06-04-2026 - Posted by Geert-Jan

Originally posted on September 26, 2009 – by Andre Piet

The following report could be read in the Reformatorisch Dagblad:

KAMPEN – It is not reconciliation through satisfaction that is the red thread running through the Bible, but how God seeks the heart of people.

That is what Ton de Ruiter, former minister in the Reformed Churches (Liberated), writes in his new book Jesus in Us – Another View of Reconciliation, which is being released on Saturday.

In the book, published by Kok Publishers in Kampen, the former minister levels strong criticism at the Reformed confession. He writes how he came to read and understand the Bible in a radically different way. According to De Ruiter, God was not seeking “Someone on whom He could vent His wrath over sin,” and the term reconciliation through satisfaction from Luther and Calvin is not the message of the gospel.

(…)
De Ruiter studied theology in Kampen and was a minister for 26 years. In 2008 he requested release from office, because he could no longer proclaim the doctrine of reconciliation through satisfaction.

Rev. De Ruiter stuck his neck out by voicing such criticism. For whoever dares to go against the standard, traditional caricatures has no place within the church body. That can come at a great cost, but on the other hand: space and freedom are, after all, found more outside than inside the walls…

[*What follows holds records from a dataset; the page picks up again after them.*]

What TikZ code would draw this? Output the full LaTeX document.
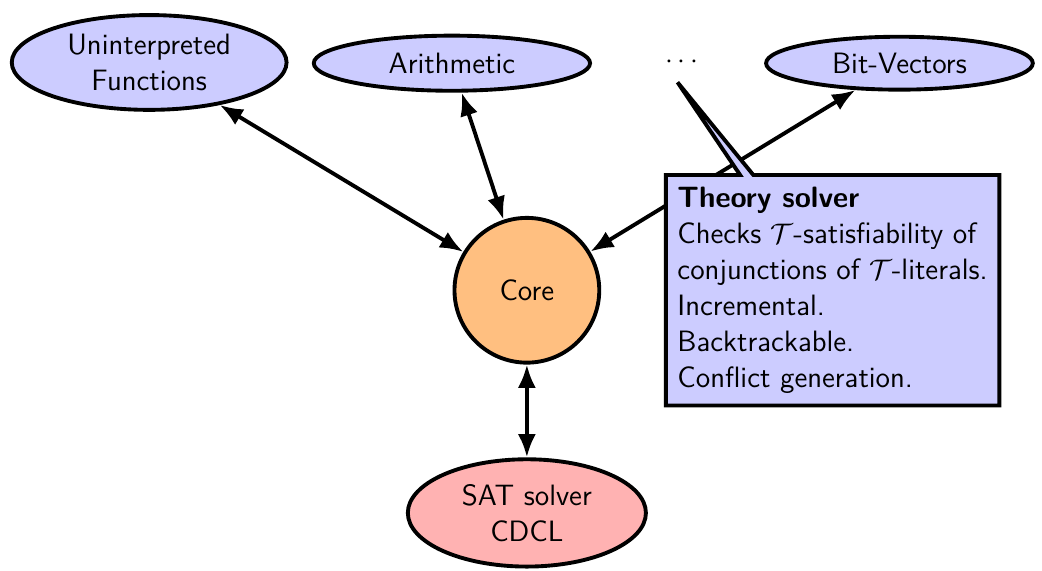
\documentclass[tikz,border=0pt]{standalone}
\usetikzlibrary{arrows.meta,shapes.geometric,shapes.callouts}
\begin{document}
\begin{tikzpicture}[>={Latex[length=9pt,width=7pt]},line width=1.5pt,font=\fontsize{11.4}{14}\selectfont\sffamily,
        theory/.style={ellipse,draw,fill=blue!20,inner sep=0pt,align=center}]
    \useasboundingbox (-7.17,-3.81) rectangle (7.01,3.95);
    \node[circle,draw,fill=orange!50,minimum size=1.97cm] (core) at (0,0) {Core};
    \node[theory,minimum width=3.74cm,minimum height=1.29cm] (uf) at (-5.14,3.10) {Uninterpreted\\Functions};
    \node[theory,minimum width=3.76cm,minimum height=.75cm] (arith) at (-1.02,3.09) {Arithmetic};
    \node (dots) at (2.11,3.10) {$\cdots$};
    \node[theory,minimum width=3.63cm,minimum height=.72cm] (bv) at (5.07,3.09) {Bit-Vectors};
    \node[theory,fill=red!30,minimum width=3.24cm,minimum height=1.46cm] (sat) at (0,-3.03) {SAT solver\\CDCL};
    %===========================================
    \foreach \t in {uf,arith,bv,sat}\draw[<->] (core)--(\t);
    \coordinate (ptr) at (2.05,2.83);
    \node[rectangle callout,callout absolute pointer={(ptr)},callout pointer width=.18cm,
        draw,fill=blue!20,align=left,inner sep=4.5pt] (ts) at (4.16,0)
        {\textbf{Theory solver}\\
        Checks $\mathcal{T}$-satisfiability of\\
        conjunctions of $\mathcal{T}$-literals.\\
        Incremental.\\
        Backtrackable.\\
        Conflict generation.};
\end{tikzpicture}
\end{document}
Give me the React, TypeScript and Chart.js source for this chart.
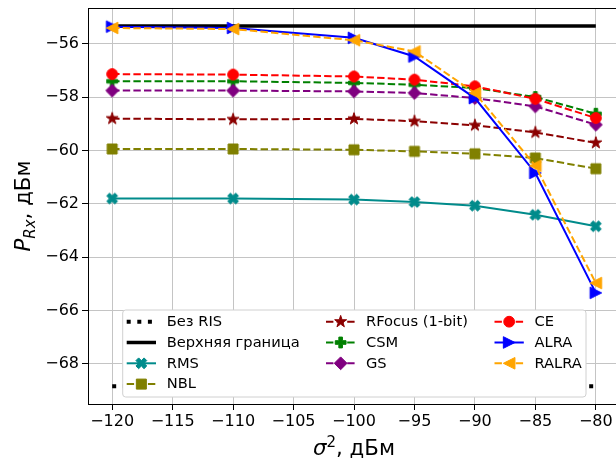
import React, { useEffect, useRef } from "react";
import { Chart, registerables } from "chart.js";

Chart.register(...registerables);

// ---------- data ----------
const sigmaDbm = [-120, -110, -100, -95, -90, -85, -80];
const noRisValues = [-68.84, -68.84, -68.84, -68.84, -68.84, -68.84, -68.84];
const upperBoundValues = [-55.33, -55.33, -55.33, -55.33, -55.33, -55.33, -55.33];
const rmsValues = [-61.8, -61.8, -61.84, -61.93, -62.07, -62.41, -62.84];
const nblValues = [-59.94, -59.94, -59.97, -60.03, -60.12, -60.28, -60.68];
const rfocusValues = [-58.8, -58.83, -58.81, -58.9, -59.05, -59.32, -59.71];
const csmValues = [-57.4, -57.4, -57.46, -57.53, -57.65, -57.99, -58.62];
const gsValues = [-57.75, -57.75, -57.78, -57.84, -58.03, -58.34, -59.03];
const ceValues = [-57.13, -57.15, -57.22, -57.34, -57.59, -58.06, -58.78];
const alraValues = [-55.35, -55.4, -55.77, -56.47, -58.03, -60.84, -65.34];
const ralraValues = [-55.4, -55.44, -55.86, -56.28, -57.84, -60.57, -64.97];

const seriesLabels = [
  "Без RIS",
  "Верхняя граница",
  "RMS",
  "NBL",
  "RFocus (1-bit)",
  "CSM",
  "GS",
  "CE",
  "ALRA",
  "RALRA",
];
const seriesValues = [
  noRisValues,
  upperBoundValues,
  rmsValues,
  nblValues,
  rfocusValues,
  csmValues,
  gsValues,
  ceValues,
  alraValues,
  ralraValues,
];

const xTickValues = [-120, -115, -110, -105, -100, -95, -90, -85, -80];
const yTickValues = [-68, -66, -64, -62, -60, -58, -56];

// ---------- styles ----------
type MarkerKind = "none" | "X" | "s" | "*" | "P" | "D" | "o" | ">" | "<";
interface SeriesStyle {
  color: string;
  dash: number[];
  width: number;
  marker: MarkerKind;
}
const DASH = [7.4, 3.2];
const seriesStyles: SeriesStyle[] = [
  { color: "#000000", dash: [4, 6.6], width: 4, marker: "none" },
  { color: "#000000", dash: [], width: 3.5, marker: "none" },
  { color: "#008B8B", dash: [], width: 2, marker: "X" },
  { color: "#808000", dash: DASH, width: 2, marker: "s" },
  { color: "#8B0000", dash: DASH, width: 2, marker: "*" },
  { color: "#008000", dash: DASH, width: 2, marker: "P" },
  { color: "#800080", dash: DASH, width: 2, marker: "D" },
  { color: "#FF0000", dash: DASH, width: 2, marker: "o" },
  { color: "#0000FF", dash: [], width: 2, marker: ">" },
  { color: "#FFA500", dash: DASH, width: 2, marker: "<" },
];

const FONT = "'DejaVu Sans', sans-serif";
const CANVAS_W = 628;
const CANVAS_H = 461;

function markerPath(ctx: CanvasRenderingContext2D, kind: MarkerKind, x: number, y: number) {
  ctx.beginPath();
  const poly = (pts: number[][]) => {
    pts.forEach((p, i) => (i === 0 ? ctx.moveTo(x + p[0], y + p[1]) : ctx.lineTo(x + p[0], y + p[1])));
    ctx.closePath();
  };
  switch (kind) {
    case "o":
      ctx.arc(x, y, 5.4, 0, Math.PI * 2);
      break;
    case "s":
      ctx.rect(x - 5, y - 5, 10, 10);
      break;
    case "D":
      poly([[0, -6.4], [6.4, 0], [0, 6.4], [-6.4, 0]]);
      break;
    case ">":
      poly([[5.8, 0], [-5.8, -5.8], [-5.8, 5.8]]);
      break;
    case "<":
      poly([[-5.8, 0], [5.8, -5.8], [5.8, 5.8]]);
      break;
    case "*": {
      const pts: number[][] = [];
      const ro = 6.3;
      const ri = ro * 0.381966;
      for (let i = 0; i < 10; i++) {
        const a = -Math.PI / 2 + (i * Math.PI) / 5;
        const r = i % 2 === 0 ? ro : ri;
        pts.push([r * Math.cos(a), r * Math.sin(a)]);
      }
      poly(pts);
      break;
    }
    case "P": {
      const s = 5.4 / 3;
      const base = [[-1, -3], [1, -3], [1, -1], [3, -1], [3, 1], [1, 1], [1, 3], [-1, 3], [-1, 1], [-3, 1], [-3, -1], [-1, -1]];
      poly(base.map((p) => [p[0] * s, p[1] * s]));
      break;
    }
    case "X": {
      const s = 5.4 / 2;
      const base = [[-1, -2], [0, -1], [1, -2], [2, -1], [1, 0], [2, 1], [1, 2], [0, 1], [-1, 2], [-2, 1], [-1, 0], [-2, -1]];
      poly(base.map((p) => [p[0] * s, p[1] * s]));
      break;
    }
    default:
      break;
  }
}

function drawMarker(ctx: CanvasRenderingContext2D, kind: MarkerKind, x: number, y: number, color: string) {
  if (kind === "none") return;
  ctx.save();
  ctx.setLineDash([]);
  markerPath(ctx, kind, x, y);
  ctx.fillStyle = color;
  ctx.fill();
  ctx.strokeStyle = color;
  ctx.lineWidth = 1;
  ctx.stroke();
  ctx.restore();
}

function makeMarkerCanvas(kind: MarkerKind, color: string): HTMLCanvasElement {
  const c = document.createElement("canvas");
  c.width = 20;
  c.height = 20;
  const ctx = c.getContext("2d")!;
  drawMarker(ctx, kind, 10, 10, color);
  return c;
}

function fmt(v: number): string {
  return String(v).replace("-", "\u2212");
}

interface TextPart {
  text: string;
  font: string;
  dy: number;
}
function drawParts(ctx: CanvasRenderingContext2D, parts: TextPart[], cx: number, baseline: number) {
  let total = 0;
  const widths = parts.map((p) => {
    ctx.font = p.font;
    const w = ctx.measureText(p.text).width;
    total += w;
    return w;
  });
  let x = cx - total / 2;
  ctx.textAlign = "left";
  ctx.textBaseline = "alphabetic";
  ctx.fillStyle = "#000";
  parts.forEach((p, i) => {
    ctx.font = p.font;
    ctx.fillText(p.text, x, baseline + p.dy);
    x += widths[i];
  });
}

const legendColumns = [
  [0, 1, 2, 3],
  [4, 5, 6],
  [7, 8, 9],
];

const customPlugin = {
  id: "customDecor",
  afterDatasetsDraw(chart: any) {
    const ctx: CanvasRenderingContext2D = chart.ctx;
    const lx = 122.7, ly = 310, lw = 463.3, lh = 87, r = 3;
    ctx.save();
    ctx.beginPath();
    ctx.moveTo(lx + r, ly);
    ctx.lineTo(lx + lw - r, ly);
    ctx.quadraticCurveTo(lx + lw, ly, lx + lw, ly + r);
    ctx.lineTo(lx + lw, ly + lh - r);
    ctx.quadraticCurveTo(lx + lw, ly + lh, lx + lw - r, ly + lh);
    ctx.lineTo(lx + r, ly + lh);
    ctx.quadraticCurveTo(lx, ly + lh, lx, ly + lh - r);
    ctx.lineTo(lx, ly + r);
    ctx.quadraticCurveTo(lx, ly, lx + r, ly);
    ctx.closePath();
    ctx.fillStyle = "#ffffff";
    ctx.fill();
    ctx.strokeStyle = "#d0d0d0";
    ctx.lineWidth = 1;
    ctx.stroke();

    const colX = [126.7, 326, 494.5];
    const rowY = [321.7, 342.5, 363.3, 384.1];
    const handleLen = 29.3;
    const textGap = 10.7;
    legendColumns.forEach((col, ci) => {
      col.forEach((si, ri) => {
        const st = seriesStyles[si];
        const x0 = colX[ci];
        const y = rowY[ri];
        ctx.save();
        ctx.beginPath();
        ctx.setLineDash(st.dash);
        ctx.lineWidth = st.width;
        ctx.strokeStyle = st.color;
        ctx.lineCap = "butt";
        ctx.moveTo(x0, y);
        ctx.lineTo(x0 + handleLen, y);
        ctx.stroke();
        ctx.restore();
        drawMarker(ctx, st.marker, x0 + handleLen / 2, y, st.color);
        ctx.fillStyle = "#000";
        ctx.font = "14.67px " + FONT;
        ctx.textAlign = "left";
        ctx.textBaseline = "middle";
        ctx.fillText(seriesLabels[si], x0 + handleLen + textGap, y + 0.5);
      });
    });
    ctx.restore();
  },
  afterDraw(chart: any) {
    const ctx: CanvasRenderingContext2D = chart.ctx;
    const area = chart.chartArea;
    ctx.save();
    ctx.strokeStyle = "#000";
    ctx.lineWidth = 1;
    ctx.setLineDash([]);
    ctx.beginPath();
    ctx.moveTo(area.left, Math.round(area.top) + 0.5);
    ctx.lineTo(area.right, Math.round(area.top) + 0.5);
    ctx.moveTo(Math.round(area.right) - 0.5, area.top);
    ctx.lineTo(Math.round(area.right) - 0.5, area.bottom);
    ctx.stroke();

    drawParts(
      ctx,
      [
        { text: "σ", font: "italic 21.3px " + FONT, dy: 0 },
        { text: "2", font: "15px " + FONT, dy: -8.5 },
        { text: ", дБм", font: "21.3px " + FONT, dy: 0 },
      ],
      354,
      455
    );
    ctx.save();
    ctx.translate(30, (area.top + area.bottom) / 2);
    ctx.rotate(-Math.PI / 2);
    drawParts(
      ctx,
      [
        { text: "P", font: "italic 21.3px " + FONT, dy: 0 },
        { text: "Rx", font: "italic 15px " + FONT, dy: 4.5 },
        { text: ", дБм", font: "21.3px " + FONT, dy: 0 },
      ],
      0,
      0
    );
    ctx.restore();
    ctx.restore();
  },
};

export default function App() {
  const canvasRef = useRef<HTMLCanvasElement | null>(null);

  useEffect(() => {
    const canvas = canvasRef.current;
    if (!canvas) return;
    const n = seriesLabels.length;
    const datasets = seriesLabels.map((label, i) => {
      const st = seriesStyles[i];
      const img = st.marker === "none" ? undefined : makeMarkerCanvas(st.marker, st.color);
      return {
        label,
        data: sigmaDbm.map((x, k) => ({ x, y: seriesValues[i][k] })),
        borderColor: st.color,
        backgroundColor: st.color,
        borderWidth: st.width,
        borderDash: st.dash,
        borderCapStyle: "butt" as const,
        pointStyle: img ?? "circle",
        pointRadius: img ? 6 : 0,
        pointHoverRadius: img ? 6 : 0,
        tension: 0,
        fill: false,
        order: n - i,
      };
    });

    const gridCommon = {
      color: "#c4c4c4",
      lineWidth: 1,
      tickColor: "#000",
      tickLength: 6,
      tickWidth: 1,
      drawTicks: true,
    };

    const chart = new Chart(canvas, {
      type: "line",
      data: { datasets: datasets as any },
      plugins: [customPlugin],
      options: {
        animation: false,
        responsive: false,
        devicePixelRatio: 1,
        layout: { padding: { top: 8, left: 0, right: 0, bottom: 0 } },
        plugins: {
          legend: { display: false },
          tooltip: { enabled: false },
          title: { display: false },
        },
        scales: {
          x: {
            type: "linear",
            min: -122,
            max: -78,
            grid: gridCommon,
            border: { display: true, color: "#000", width: 1 },
            ticks: {
              color: "#000",
              font: { family: FONT, size: 16 },
              padding: 2,
              maxRotation: 0,
              autoSkip: false,
              callback: (v: any) => fmt(Number(v)),
            },
            afterBuildTicks: (axis: any) => {
              axis.ticks = xTickValues.map((v) => ({ value: v }));
            },
            afterFit: (scale: any) => {
              scale.height = 57;
              scale.paddingLeft = 0;
              scale.paddingRight = 0;
            },
          },
          y: {
            type: "linear",
            min: -69.51,
            max: -54.65,
            grid: gridCommon,
            border: { display: true, color: "#000", width: 1 },
            ticks: {
              color: "#000",
              font: { family: FONT, size: 16 },
              padding: 3,
              autoSkip: false,
              callback: (v: any) => fmt(Number(v)),
            },
            afterBuildTicks: (axis: any) => {
              axis.ticks = yTickValues.map((v) => ({ value: v }));
            },
            afterFit: (scale: any) => {
              scale.width = 88;
              scale.paddingTop = 0;
              scale.paddingBottom = 0;
            },
          },
        },
      },
    });
    return () => chart.destroy();
  }, []);

  return (
    <div
      style={{
        position: "fixed",
        left: 0,
        top: 0,
        width: 616,
        height: 461,
        overflow: "hidden",
        background: "#ffffff",
      }}
    >
      <canvas
        ref={canvasRef}
        width={CANVAS_W}
        height={CANVAS_H}
        style={{ display: "block", width: CANVAS_W, height: CANVAS_H }}
      />
    </div>
  );
}
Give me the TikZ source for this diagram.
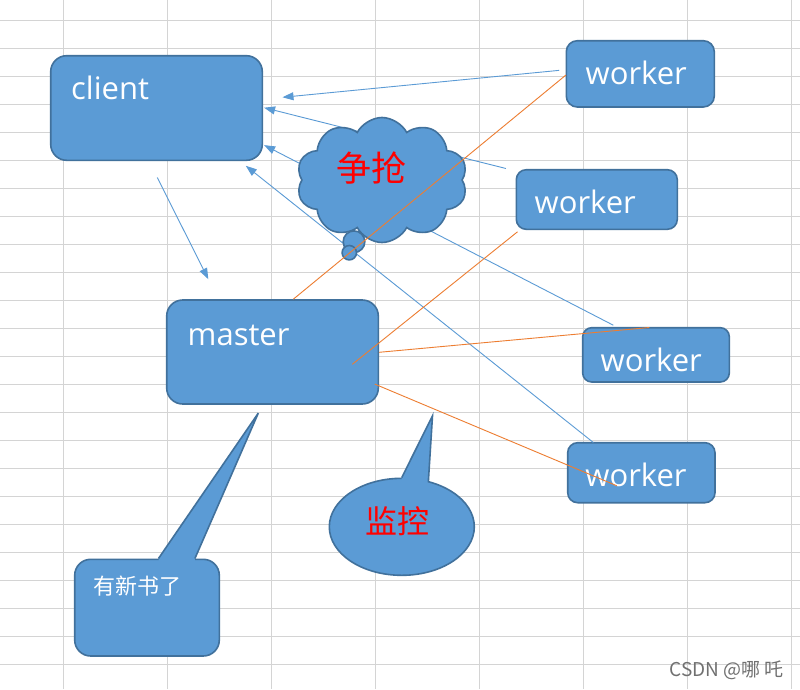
\documentclass[tikz,border=0pt]{standalone}
\usepackage{fontspec}
\setmainfont{Open Sans}
\newfontfamily\cjk{Noto Sans CJK SC}
\usetikzlibrary{shapes.symbols,shapes.geometric,arrows.meta,calc}
\definecolor{boxfill}{HTML}{5B9BD5}
\definecolor{boxline}{HTML}{41719C}
\definecolor{orangeline}{HTML}{ED7D31}
\definecolor{gridc}{HTML}{D4D4D4}
\definecolor{wm}{HTML}{707070}
\begin{document}
\begin{tikzpicture}[x=1pt,y=-1pt,
  gridline/.style={gridc,line width=1pt},
  shapebox/.style={draw=boxline,fill=boxfill,line width=1.6pt,inner sep=0pt},
  lbl/.style={anchor=base west,inner sep=0pt,text=white,font=\fontsize{31}{31}\selectfont},
  redlbl/.style={inner sep=0pt,text=red},
  bluearrow/.style={boxfill,line width=0.9pt,-{Triangle[length=11pt,width=8pt]}},
  orangelink/.style={orangeline,line width=0.9pt},
]
% background and sheet grid
\fill[white] (0,0) rectangle (800,689);
\useasboundingbox (0,0) rectangle (800,689);
\foreach \i in {0,...,7} \draw[gridline] ({63.3+104*\i},0) -- ({63.3+104*\i},689);
\foreach \j in {0,...,23} \draw[gridline] (0,{20.3+28*\j}) -- (800,{20.3+28*\j});

% boxes
\node[shapebox,rounded corners=16pt,minimum width=211.6pt,minimum height=104.6pt] (client) at (156.5,108) {};
\node[shapebox,rounded corners=11pt,minimum width=148pt,minimum height=66.3pt] (w1) at (640.3,73.85) {};
\node[shapebox,rounded corners=10pt,minimum width=161pt,minimum height=59.6pt] (w2) at (596.8,199.5) {};
\node[shapebox,rounded corners=9pt,minimum width=146.6pt,minimum height=54.3pt] (w3) at (656,354.85) {};
\node[shapebox,rounded corners=10pt,minimum width=147.3pt,minimum height=60pt] (w4) at (641.35,472.7) {};
\node[shapebox,rounded corners=16pt,minimum width=211.6pt,minimum height=104pt] (master) at (272.5,352) {};

% blue arrows (behind the cloud)
\draw[bluearrow] ($(w1.west)+(-6.3,-3.5)$) -- ($(client.east)+(19.4,-10.7)$);
\draw[bluearrow] ($(w2.north west)+(-9.6,-0.4)$) -- ($(client.east)+(1,-0.3)$);
\draw[bluearrow] ($(w3.north)+(-42.7,-1.7)$) -- ($(client.south east)+(1,-16)$);
\draw[bluearrow] ($(w4.north)+(-48,0.6)$) -- ($(client.south east)+(-17.3,4.7)$);
\draw[bluearrow] ($(client.south)+(0.8,16.4)$) -- ($(master.north)+(-64.2,-20)$);

% thought cloud
\node[shapebox,cloud,cloud puffs=10,cloud puff arc=125,cloud ignores aspect,minimum width=171pt,minimum height=125pt] (cloud) at (382,180) {};
\node[shapebox,circle,minimum size=21.6pt] (bub1) at (354,241.7) {};
\node[shapebox,circle,minimum size=14.4pt] (bub2) at (349.3,252.7) {};
\node[redlbl,font=\cjk\fontsize{35}{35}\selectfont] (fight) at (371.3,168.3) {争抢};

% labels
\node[lbl] (clientlbl) at (71,99.3) {client};
\node[lbl] (w1lbl) at (585.5,84.3) {worker};
\node[lbl] (w2lbl) at (534.5,213.3) {worker};
\node[lbl] (w3lbl) at (600.5,371) {worker};
\node[lbl] (w4lbl) at (585.2,486.7) {worker};
\node[lbl] (masterlbl) at (187.5,345.7) {master};

% orange links
\draw[orangelink] ($(w1.west)+(0.4,1.2)$) -- ($(master.north)+(20.8,0)$);
\draw[orangelink] ($(w2.south west)+(2,1.7)$) -- ($(master.center)+(79.8,12.3)$);
\draw[orangelink] ($(master.east)+(0,0.3)$) -- ($(w3.north)+(-6.7,0.6)$);
\draw[orangelink] ($(master.south east)+(-4.3,-20.7)$) -- ($(w4.center)+(-24.65,13)$);

% rectangular callout
\node[shapebox,rounded corners=16pt,minimum width=144.6pt,minimum height=96.7pt] (note) at (147,607.65) {};
\coordinate (notetip) at ($(master.south)+(-14.2,8.3)$);
\coordinate (noteL) at ($(note.north west)+(84.6,0)$);
\coordinate (noteR) at ($(note.north west)+(121,0)$);
\fill[boxfill] (noteL) -- (notetip) -- (noteR) -- ($(noteR)+(0,4)$) -- ($(noteL)+(0,4)$) -- cycle;
\draw[boxline,line width=1.6pt,line join=miter] (noteL) -- (notetip) -- (noteR);
\node[inner sep=0pt,text=white,font=\cjk\fontsize{22}{22}\selectfont] (notelbl) at (137.5,586.2) {有新书了};

% oval callout
\node[shapebox,ellipse,minimum width=145pt,minimum height=97pt] (watch) at (401.8,526.8) {};
\coordinate (watchtip) at ($(master.south east)+(53.4,11)$);
\coordinate (watchL) at (401.7,477.7);
\coordinate (watchR) at (428.3,482.3);
\fill[boxfill] (watchL) -- (watchtip) -- (watchR) -- (watch.center) -- cycle;
\draw[boxline,line width=1.6pt,line join=miter] (watchL) -- (watchtip) -- (watchR);
\node[redlbl,font=\cjk\fontsize{32}{32}\selectfont] (watchlbl) at (397.5,521) {监控};

% watermark
\node[inner sep=0pt,text=wm,font=\cjk\fontsize{19}{19}\selectfont] (wmark) at (726.5,670.5) {CSDN @哪 吒};
\end{tikzpicture}
\end{document}
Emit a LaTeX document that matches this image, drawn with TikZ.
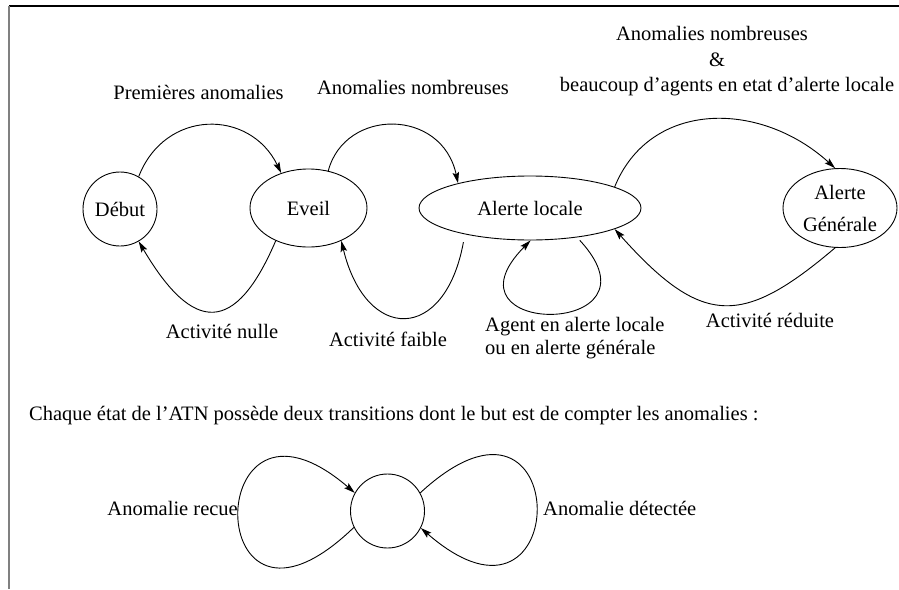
\documentclass[tikz,border=0pt]{standalone}
\usepackage{fontspec}
\setmainfont{Liberation Serif}
\usetikzlibrary{arrows.meta,shapes.geometric}

\begin{document}
\begin{tikzpicture}[x=1pt,y=-1pt,
  every node/.style={font=\fontsize{20.5}{23}\selectfont},
  state/.style={draw, line width=0.9pt, inner sep=0pt},
  edge/.style={draw, line width=0.9pt, -{Stealth[length=11pt,width=6.5pt,inset=2pt]}},
  lbl/.style={inner sep=0pt}]
\useasboundingbox (0,0) rectangle (899,589);

% frame
\draw[line width=1.2pt] (9,6) -- (899,6);
\draw[gray, line width=2pt] (9,6) -- (9,589);

% states of the ATN
\node[state, circle, minimum size=74pt] (debut) at (120,209) {Début};
\node[state, ellipse, minimum width=117pt, minimum height=78pt] (eveil) at (308.5,208) {Eveil};
\node[state, ellipse, minimum width=222pt, minimum height=64pt] (locale) at (530,208) {Alerte locale};
\node[state, ellipse, minimum width=114pt, minimum height=79pt, align=center,
      font=\fontsize{20.5}{32}\selectfont] (generale) at (840,208) {Alerte\\Générale};

% forward transitions
\draw[edge] (debut.60) .. controls (165,108.7) and (250,108.7) .. (eveil.128);
\draw[edge] (eveil.62) .. controls (345,107.8) and (442,107.8) .. (locale.161);
\draw[edge] (locale.14) .. controls (650,100) and (760,100) .. (generale.97);

% backward transitions
\draw[edge] (eveil.225) .. controls (235.5,334.7) and (193.5,334.7) .. (debut.300);
\draw[edge, shorten <=8pt] (locale.202) .. controls (445,343) and (366,343) .. (eveil.315);
\draw[edge] (generale.263) .. controls (742,327) and (702,327) .. (locale.346);

% loop on the local alert state
\draw[edge, shorten <=4pt] (locale.328) .. controls (670,338) and (434,338) .. (locale.271);

% transition labels
\node[lbl] (l1) at (198.5,92) {Premières anomalies};
\node[lbl] (l2) at (413,87) {Anomalies nombreuses};
\node[lbl] (l3a) at (712,33) {Anomalies nombreuses};
\node[lbl] (l3b) at (717,60) {\&};
\node[lbl] (l3c) at (727,87) {beaucoup d’agents en etat d’alerte locale};
\node[lbl] (l4) at (222,331) {Activité nulle};
\node[lbl] (l5) at (388,339) {Activité faible};
\node[lbl, anchor=west, align=left] (l6) at (485,338.5) {Agent en alerte locale\\ou en alerte générale};
\node[lbl] (l7) at (770,320) {Activité réduite};

% generic state with its two counting transitions
\node[lbl, anchor=west] (note) at (29,416) {Chaque état de l’ATN possède deux transitions dont le but est de compter les anomalies :};
\node[state, circle, minimum size=74pt] (s) at (387.5,511) {};
\draw[edge] (s.206) .. controls (200,676) and (200,360) .. (s.151);
\draw[edge] (s.29) .. controls (575,350) and (575,662) .. (s.333);
\node[lbl, anchor=east] (l8) at (238,508) {Anomalie recue};
\node[lbl, anchor=west] (l9) at (543,508) {Anomalie détectée};
\end{tikzpicture}
\end{document}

Scripture is clear that on Golgotha it was not God reconciling Himself to the world, but that God is reconciling the world to Himself through the cross. God is making peace and is nullifying the enmity and estrangement of all His creatures by furnishing the ultimate proof of His love (Col. 1:20). God was not seeking satisfaction or payment of the debt—He forgives the debt! The price was not paid to God, but the ransom was paid to the one who held us captive so that He might redeem us “through death.”